Despite his background being in design not food, a few years back Michaels took the plunge and set up Bite Me Burger Co. in Australia. ‘That was quite interesting. So I was travelling around having some time not working after a major project and got to Australia, and we literally couldn’t find anywhere for a burger. There was only Hungry Jack’s which is Burger King out there, and McDonald’s, and that was it. So on the back of a napkin in a pub one night we laid out the idea for a burger thing and 11 days later we were open. It was a sharing table and there was a queue outside the whole time.’ How long did it run for? ‘It was out there for 3 years and partner differences led to it ending. I mean it was never meant to be a business, just a pop up thing, but we had a few of them in the end, including a 150 seater on Bondi Beach. We had another one in a casino there. It became a well known brand, though it has been gone for about 5 years.’
‘So this pop up in London is really exciting for us, while our real one gets built and we should open there in about October, November time. And then we’ll probably go down the franchise model.’ This raises the interesting question of where he thinks the model of high-end burger chains is going. Are they going to remain fully privately owned? Shake Shack is a listed company so could that be the model we start to see more of? ‘ Well I think you’ll continue to see a variety but, if you look at Shake Shack, most of the stores outside of the US are on a franchise model, and obviously it’s the way we’re probably going, so I think you’ll start to see franchises becoming more common.’
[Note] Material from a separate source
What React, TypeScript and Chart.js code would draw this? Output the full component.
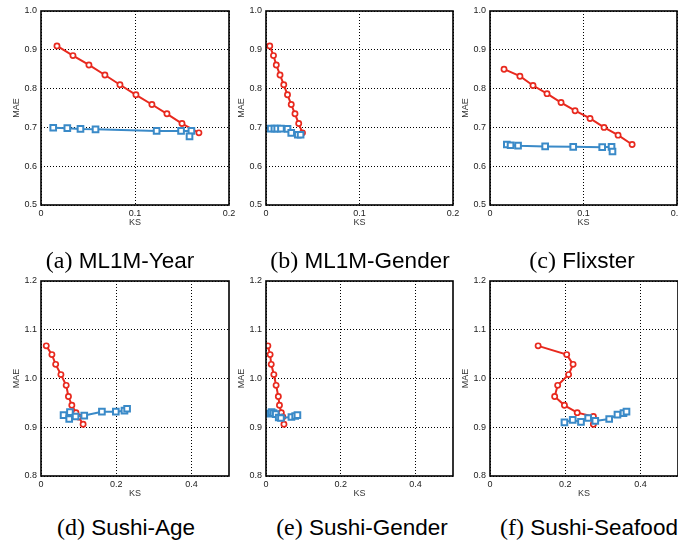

Looking at the book you notice that many of the more modern burger and gourmet burger chains were originally set up outside of America, and particularly in London. So does he think that London has taken over as the burger capital? ‘I think it’s absolutely starting to now.’
Michaels’s favourite burger experience from writing the book? ‘Has to be the $5000 dollar one at the Meridian Hotel in New York. I just had to go and see what that was all about, I mean it does come with a very rare bottle of champagne but, even so, it was nice but just a marketing gimmick. My favourite burger outside the UK? People always ask me what my favourite or ultimate burger is, but I don’t really have one. But Burger Table in Sao Paulo is incredible. It’s a long sharing table in the back room of an Italian restaurant. The owner/chef loves burgers so he introduced the table so he could make them. You book, pay one price and he makes whatever he fancies. I’ve been lucky that my work has taken me around the world and I’ve been able to find these places.’
‘I also love Daniel Boulud’s. He did the $99 burger some years back and kind of started the whole gourmet burger trend. In this country I really like Honest Burger and In and Out is my favourite burger experience anywhere. Unfortunately they will never open over here. They do so for one day a year to keep their worldwide trademark, but will never move out of southern California because nothing is refrigerated so they have to be within a certain distance of their warehouse. Also the family that owns it just isn’t interested, and I love that.’
With that my time with the charming and personable David Michaels was up, as a line of people needing his input on the burgers of Bite Me had formed. The book is a superb thing for any lover of the burger or of twentieth century culture.